Abstract

A tracer experiment was conducted at the commercial low‐level nuclear waste disposal site near Barnwell, South Carolina, to test a new method for determining the tortuosity and sorption‐affected porosity for gaseous diffusion transport of materials in the Unsaturated zone. Two tracers, CBrClF2 and SF6, were released at constant rates of 105 and 3.3 ng/s, respectively, from permeation devices, which were placed in short screened sections in access holes. Soil gas was sampled from 15 piezometers located at various distances from the sources by sequentially pumping 60–160 mL of gas from the piezometers into a dual‐column gas chromatograph located at the test site.

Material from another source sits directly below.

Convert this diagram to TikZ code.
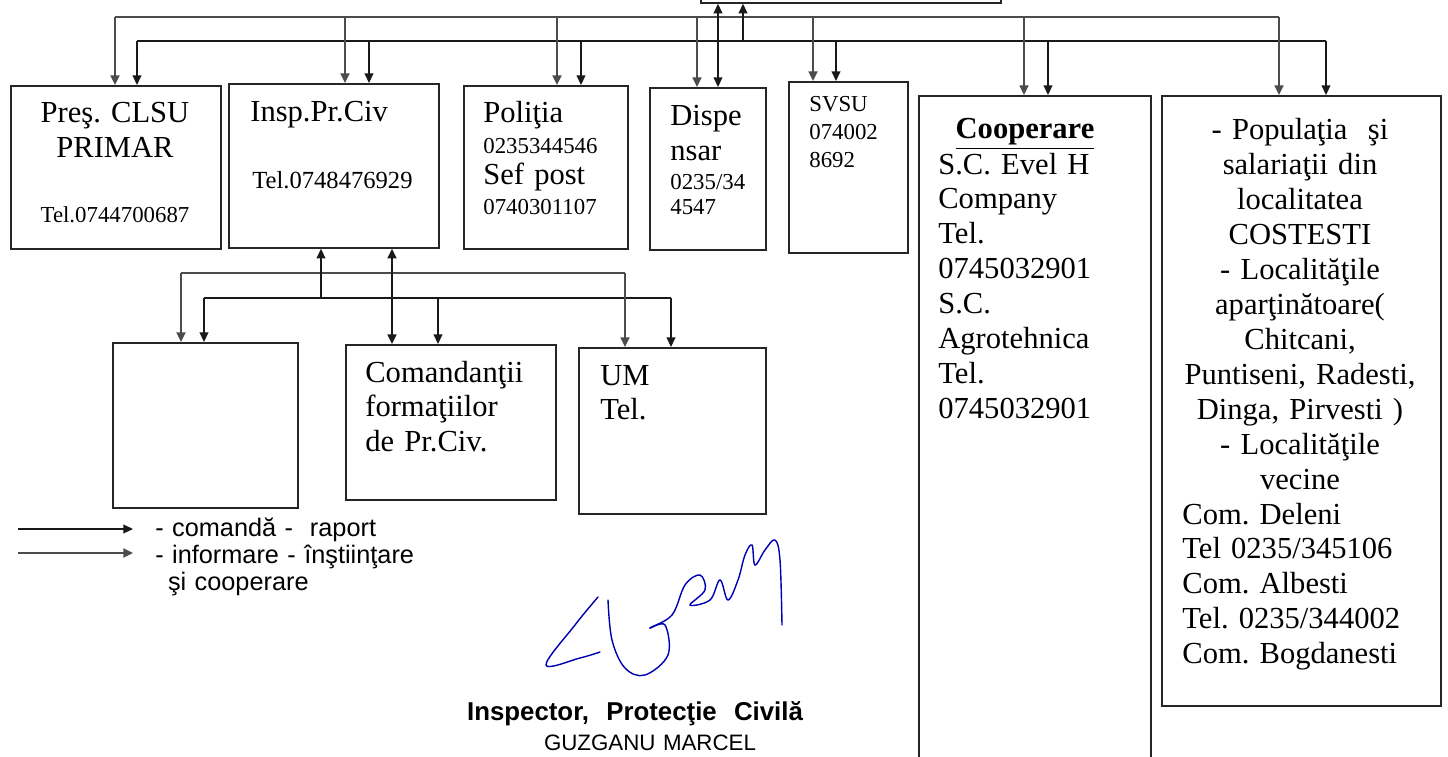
\documentclass[tikz,border=0pt]{standalone}
\usepackage{fontspec}
\setmainfont{Liberation Serif}
\setsansfont{Liberation Sans}
\usetikzlibrary{arrows.meta}
\newcommand{\bigfnt}{\fontsize{17.4pt}{19.9pt}\selectfont}
\newcommand{\smallfnt}{\fontsize{13pt}{15.9pt}\selectfont}
\newcommand{\legfnt}{\sffamily\fontsize{14.4pt}{15.6pt}\selectfont}

\begin{document}
\frenchspacing
\begin{tikzpicture}[x=0.02cm, y=-0.02cm,
    box/.style={draw=black!85, line width=1pt, inner sep=0, anchor=north west},
    txt/.style={inner sep=0, anchor=base west, align=left},
    ctxt/.style={inner sep=0, anchor=base, align=center},
    cmd/.style={draw=black!90, line width=0.9pt},
    info/.style={draw=black!70, line width=1.3pt},
    arr/.style={-{Triangle[length=5.5pt,width=5pt]}},
    arrs/.style={{Triangle[length=5.5pt,width=5pt]}-{Triangle[length=5.5pt,width=5pt]}},
  ]
  \useasboundingbox (0,0) rectangle (1448,757);

  % boxes
  \node[box, minimum width=6cm, minimum height=1.24cm] (sus) at (700,-60) {};
  \node[box, minimum width=4.2cm, minimum height=3.26cm] (pres) at (10,85) {};
  \node[box, minimum width=4.2cm, minimum height=3.28cm] (insp) at (228,83) {};
  \node[box, minimum width=3.28cm, minimum height=3.26cm] (pol) at (463,85) {};
  \node[box, minimum width=2.32cm, minimum height=3.24cm] (disp) at (649,87) {};
  \node[box, minimum width=2.38cm, minimum height=3.42cm] (svsu) at (788,81) {};
  \node[box, minimum width=4.64cm, minimum height=14.2cm] (coop) at (918,95) {};
  \node[box, minimum width=5.58cm, minimum height=12.2cm] (popu) at (1161,95) {};
  \node[box, minimum width=3.7cm, minimum height=3.3cm] (gol) at (112,342) {};
  \node[box, minimum width=4.2cm, minimum height=3.1cm] (cmdt) at (345,344) {};
  \node[box, minimum width=3.74cm, minimum height=3.32cm] (um) at (578,347) {};

  % texts
  \node[ctxt, text width=4cm, font=\bigfnt] (presT) at (115,123) {Preş. CLSU\\PRIMAR};
  \node[ctxt, text width=4cm, font=\smallfnt] (presTel) at (115,222) {Tel.0744700687};
  \node[txt, text width=4cm, font=\bigfnt] (inspT) at (250,122) {Insp.Pr.Civ};
  \node[txt, text width=4cm, font=\fontsize{14pt}{16pt}\selectfont] (inspTel) at (252,189) {Tel.0748476929};
  \node[txt, text width=3cm, font=\fontsize{17.4pt}{17.4pt}\selectfont] (polT) at (483,123)
    {Poliţia\\{\smallfnt 0235344546}\\Sef post\\{\smallfnt 0740301107}};
  \node[txt, text width=2cm, font=\bigfnt] (dispT) at (670,126) {Dispe\\nsar};
  \node[txt, text width=2cm, font=\fontsize{13pt}{14.2pt}\selectfont] (dispTel) at (670,190) {0235/34\\4547};
  \node[txt, text width=2cm, font=\smallfnt] (svsuT) at (809,112) {SVSU\\074002\\8692};
  \node[ctxt, text width=4.4cm, font=\bigfnt\bfseries] (coopH) at (1025,139) {\underline{Cooperare}};
  \node[txt, text width=4.4cm, font=\bigfnt] (coopT) at (938,174)
    {S.C. Evel H\\Company\\Tel.\\0745032901\\S.C.\\Agrotehnica\\Tel.\\0745032901};
  \node[ctxt, text width=5.4cm, font=\bigfnt] (popT) at (1300,140)
    {- Populaţia~~şi\\salariaţii din\\localitatea\hspace*{1em}\\COSTESTI\hspace*{1.5em}\\- Localităţile\\aparţinătoare(\\Chitcani,\\Puntiseni, Radesti,\\Dinga, Pirvesti )\\- Localităţile\\vecine};
  \node[txt, text width=5.4cm, font=\bigfnt] (popV) at (1182,524)
    {Com. Deleni\\Tel 0235/345106\\Com. Albesti\\Tel. 0235/344002\\Com. Bogdanesti};
  \node[txt, text width=4cm, font=\bigfnt] (cmdtT) at (365,382) {Comandanţii\\formaţiilor\\de Pr.Civ.};
  \node[txt, text width=3cm, font=\bigfnt] (umT) at (600,385) {UM\\Tel.};

  % top buses
  \coordinate (ia) at (115,17);
  \coordinate (ib) at (1279,17);
  \coordinate (ca) at (137,41);
  \coordinate (cb) at (1326,41);
  \draw[info] (ia) -- (ib);
  \draw[cmd] (ca) -- (cb);
  \foreach \x/\tgt in {115/pres,345/insp,557/pol,697/disp,813/svsu,1024/coop,1279/popu}{
    \coordinate (t) at (\x,17);
    \draw[info, arr] (t) -- (t |- \tgt.north);
  }
  \foreach \x/\tgt in {137/pres,369/insp,581/pol,836/svsu,1048/coop,1326/popu}{
    \coordinate (t) at (\x,41);
    \draw[cmd, arr] (t) -- (t |- \tgt.north);
  }
  \coordinate (dd) at (718,41);
  \draw[cmd, arrs] (dd |- sus.south) -- (dd |- disp.north);
  \coordinate (up) at (743,41);
  \draw[cmd, arr] (up) -- (up |- sus.south);

  % lower buses
  \coordinate (ja) at (181,273);
  \coordinate (jb) at (625,273);
  \coordinate (ka) at (204,298);
  \coordinate (kb) at (671,298);
  \draw[info] (ja) -- (jb);
  \draw[cmd] (ka) -- (kb);
  \draw[info, arr] (ja) -- (ja |- gol.north);
  \draw[info, arr] (jb) -- (jb |- um.north);
  \draw[cmd, arr] (ka) -- (ka |- gol.north);
  \draw[cmd, arr] (kb) -- (kb |- um.north);
  \coordinate (kc) at (438,298);
  \draw[cmd, arr] (kc) -- (kc |- cmdt.north);
  \coordinate (kd) at (321,298);
  \draw[cmd, arr] (kd) -- (kd |- insp.south);
  \coordinate (je) at (392,273);
  \draw[cmd, arrs, line width=1.2pt] (je |- insp.south) -- (je |- cmdt.north);

  % legend
  \coordinate (l1a) at (18,529);
  \coordinate (l1b) at (133,529);
  \coordinate (l2a) at (18,553);
  \coordinate (l2b) at (133,553);
  \draw[cmd, arr] (l1a) -- (l1b);
  \draw[info, arr] (l2a) -- (l2b);
  \node[txt, text width=6cm, font=\legfnt] (legT) at (155,536)
    {- comandă -~~raport\\- informare - înştiinţare\\\hspace*{0.5em}şi cooperare};

  % signature
  \draw[blue!70!black, line width=0.8pt, line cap=round] plot[smooth, tension=0.6] coordinates
    {(598,597) (575,625) (546,665) (580,658) (600,652)};
  \draw[blue!70!black, line width=0.8pt, line cap=round] plot[smooth, tension=0.6] coordinates
    {(608,600) (612,640) (625,668) (645,675) (668,655) (665,625) (650,628) (672,615) (685,585)
     (700,575) (705,590) (690,605) (710,600) (720,580) (728,600) (738,580) (745,555) (752,545)
     (755,565) (765,550) (775,540) (780,560) (782,625)};
  \node[ctxt, text width=8cm, font=\sffamily\bfseries\fontsize{14.7pt}{17pt}\selectfont] (insT) at (635,720)
    {Inspector,~~Protecţie~~Civilă};
  \node[ctxt, text width=6cm, font=\sffamily\fontsize{12.7pt}{15pt}\selectfont] (nameT) at (650,750)
    {GUZGANU MARCEL};
\end{tikzpicture}
\end{document}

The CBrClF2 concentration data obtained from several of the piezometers were analyzed by use of type curves for a continuous point source in an areally extensive medium bounded above and below by planar no‐flow boundaries. The tortuosity of the geologic unit tested, an eolian sand, was determined to be about 0.4, and the sorption‐affected porosity to be 0.22. The tortuosity value is plausible, but the sorption‐affected porosity value is substantially less than that computed from the drained porosity, particularly if adjustments are made for retardation due to solution of the tracer in the liquid phase and sorption on the solid phase. The SF6 data could not be reliably analyzed.